Just because you're organized, do you think you can actually organize someone else?
Ask any professional organizer their view of their business before they began, and a few years later. Working as a professional organizer is difficult when emotions run high, decisions come slowly and patience on the part of the organizer is prudent, or they won't be coming back. The act of organizing might seem thrilling to some. The reality is it's tough to actually move someone through the organizing process.
So take Jeff Goldblum for instance. Mr. Goldblum may be like Matt Lauer of The Today Show fame. They both seem to like organizing so much, they could do it as a profession.
In an interview earlier this year with TV Guide and Jonathan Small, Goldblum talked a little bit about his passion for purging. Unfortunately, the article is offline, presumably because his show Raines was canceled from NBC. One of our readers sent it to us, snail mail:
TV Guide: Apparently you are an expert pianist... Do you have any other hidden talents?
"I do a version of spring cleaning, which is sort of recycling, streamlining and divesting myself of unneeded accumulation.

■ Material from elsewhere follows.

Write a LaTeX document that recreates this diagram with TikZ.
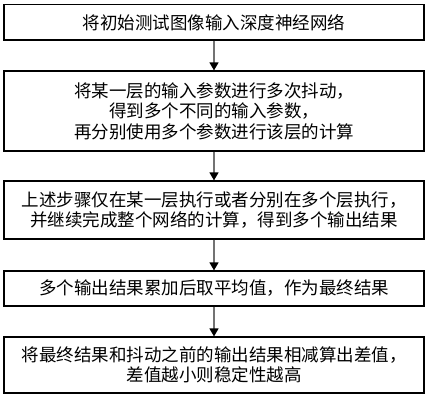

Every year I give away clothes and get down to the minimal thing. I would be very good at going into someone's house who needed help getting it cleaned. I would go through their closets and say "Why are you keeping this?" I'd be good at organizing people's lives."
We love that he recycles the things he doesn't need anymore. So, what are your experiences organizing someone else? Perhaps a college dorm roomate, a parent, your uncle or your children's homework. Did you smell success or did you bomb big time?